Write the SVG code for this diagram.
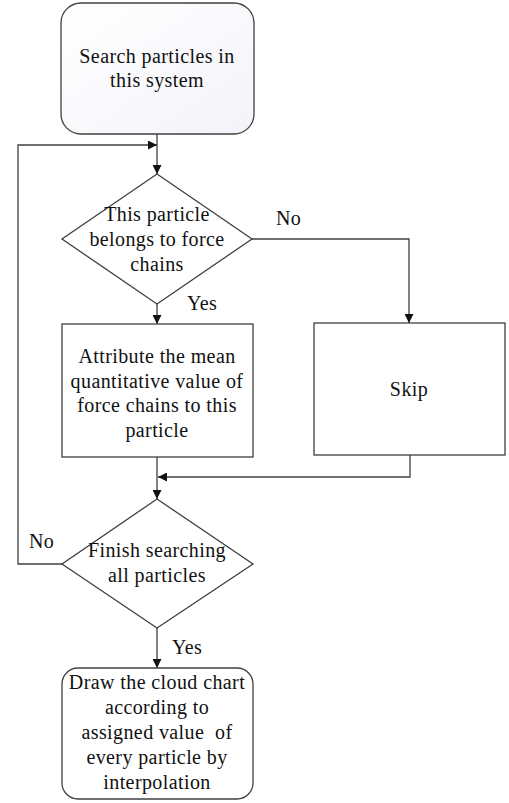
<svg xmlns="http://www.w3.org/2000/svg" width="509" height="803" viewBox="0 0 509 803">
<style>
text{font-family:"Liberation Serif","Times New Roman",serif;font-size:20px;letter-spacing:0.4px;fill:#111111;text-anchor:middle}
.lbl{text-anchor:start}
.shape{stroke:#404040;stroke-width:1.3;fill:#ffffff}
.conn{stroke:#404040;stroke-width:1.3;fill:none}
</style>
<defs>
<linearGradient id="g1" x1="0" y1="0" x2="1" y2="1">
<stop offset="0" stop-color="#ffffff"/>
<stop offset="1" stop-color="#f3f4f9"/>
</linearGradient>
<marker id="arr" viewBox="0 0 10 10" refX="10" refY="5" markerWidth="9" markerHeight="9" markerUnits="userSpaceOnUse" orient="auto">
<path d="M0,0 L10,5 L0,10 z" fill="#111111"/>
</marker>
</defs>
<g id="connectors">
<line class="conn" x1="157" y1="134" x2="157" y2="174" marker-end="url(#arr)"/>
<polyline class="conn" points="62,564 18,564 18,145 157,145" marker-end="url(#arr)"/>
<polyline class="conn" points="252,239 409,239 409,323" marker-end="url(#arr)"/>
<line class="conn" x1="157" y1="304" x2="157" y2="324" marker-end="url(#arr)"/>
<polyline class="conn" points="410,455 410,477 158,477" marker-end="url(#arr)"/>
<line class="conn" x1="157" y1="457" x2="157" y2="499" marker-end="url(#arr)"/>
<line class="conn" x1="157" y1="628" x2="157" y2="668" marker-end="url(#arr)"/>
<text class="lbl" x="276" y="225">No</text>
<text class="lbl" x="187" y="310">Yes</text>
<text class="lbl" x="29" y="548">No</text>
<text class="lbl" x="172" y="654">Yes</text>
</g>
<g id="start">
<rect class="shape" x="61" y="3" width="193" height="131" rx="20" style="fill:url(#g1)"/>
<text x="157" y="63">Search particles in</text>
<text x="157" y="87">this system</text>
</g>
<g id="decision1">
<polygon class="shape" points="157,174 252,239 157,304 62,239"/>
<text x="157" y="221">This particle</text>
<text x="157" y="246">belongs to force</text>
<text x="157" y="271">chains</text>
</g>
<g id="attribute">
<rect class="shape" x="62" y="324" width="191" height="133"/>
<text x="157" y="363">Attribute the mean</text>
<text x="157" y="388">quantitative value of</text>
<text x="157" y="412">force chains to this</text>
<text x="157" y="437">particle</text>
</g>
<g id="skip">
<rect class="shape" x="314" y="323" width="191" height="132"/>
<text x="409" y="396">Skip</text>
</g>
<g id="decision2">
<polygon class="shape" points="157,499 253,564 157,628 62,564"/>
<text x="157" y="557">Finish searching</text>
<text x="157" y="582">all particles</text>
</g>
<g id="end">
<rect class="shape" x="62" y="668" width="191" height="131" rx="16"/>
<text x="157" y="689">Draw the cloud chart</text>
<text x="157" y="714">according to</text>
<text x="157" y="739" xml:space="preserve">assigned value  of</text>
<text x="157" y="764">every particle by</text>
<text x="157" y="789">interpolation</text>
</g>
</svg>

---+---

• _Exercise aim_:
The listing above needs to be output again exactly. Don't include the pictures.

• _Exercise result_:
Write the SVG code for this diagram.
<svg xmlns="http://www.w3.org/2000/svg" width="509" height="803" viewBox="0 0 509 803">
<style>
text{font-family:"Liberation Serif","Times New Roman",serif;font-size:20px;letter-spacing:0.4px;fill:#111111;text-anchor:middle}
.lbl{text-anchor:start}
.shape{stroke:#404040;stroke-width:1.3;fill:#ffffff}
.conn{stroke:#404040;stroke-width:1.3;fill:none}
</style>
<defs>
<linearGradient id="g1" x1="0" y1="0" x2="1" y2="1">
<stop offset="0" stop-color="#ffffff"/>
<stop offset="1" stop-color="#f3f4f9"/>
</linearGradient>
<marker id="arr" viewBox="0 0 10 10" refX="10" refY="5" markerWidth="9" markerHeight="9" markerUnits="userSpaceOnUse" orient="auto">
<path d="M0,0 L10,5 L0,10 z" fill="#111111"/>
</marker>
</defs>
<g id="connectors">
<line class="conn" x1="157" y1="134" x2="157" y2="174" marker-end="url(#arr)"/>
<polyline class="conn" points="62,564 18,564 18,145 157,145" marker-end="url(#arr)"/>
<polyline class="conn" points="252,239 409,239 409,323" marker-end="url(#arr)"/>
<line class="conn" x1="157" y1="304" x2="157" y2="324" marker-end="url(#arr)"/>
<polyline class="conn" points="410,455 410,477 158,477" marker-end="url(#arr)"/>
<line class="conn" x1="157" y1="457" x2="157" y2="499" marker-end="url(#arr)"/>
<line class="conn" x1="157" y1="628" x2="157" y2="668" marker-end="url(#arr)"/>
<text class="lbl" x="276" y="225">No</text>
<text class="lbl" x="187" y="310">Yes</text>
<text class="lbl" x="29" y="548">No</text>
<text class="lbl" x="172" y="654">Yes</text>
</g>
<g id="start">
<rect class="shape" x="61" y="3" width="193" height="131" rx="20" style="fill:url(#g1)"/>
<text x="157" y="63">Search particles in</text>
<text x="157" y="87">this system</text>
</g>
<g id="decision1">
<polygon class="shape" points="157,174 252,239 157,304 62,239"/>
<text x="157" y="221">This particle</text>
<text x="157" y="246">belongs to force</text>
<text x="157" y="271">chains</text>
</g>
<g id="attribute">
<rect class="shape" x="62" y="324" width="191" height="133"/>
<text x="157" y="363">Attribute the mean</text>
<text x="157" y="388">quantitative value of</text>
<text x="157" y="412">force chains to this</text>
<text x="157" y="437">particle</text>
</g>
<g id="skip">
<rect class="shape" x="314" y="323" width="191" height="132"/>
<text x="409" y="396">Skip</text>
</g>
<g id="decision2">
<polygon class="shape" points="157,499 253,564 157,628 62,564"/>
<text x="157" y="557">Finish searching</text>
<text x="157" y="582">all particles</text>
</g>
<g id="end">
<rect class="shape" x="62" y="668" width="191" height="131" rx="16"/>
<text x="157" y="689">Draw the cloud chart</text>
<text x="157" y="714">according to</text>
<text x="157" y="739" xml:space="preserve">assigned value  of</text>
<text x="157" y="764">every particle by</text>
<text x="157" y="789">interpolation</text>
</g>
</svg>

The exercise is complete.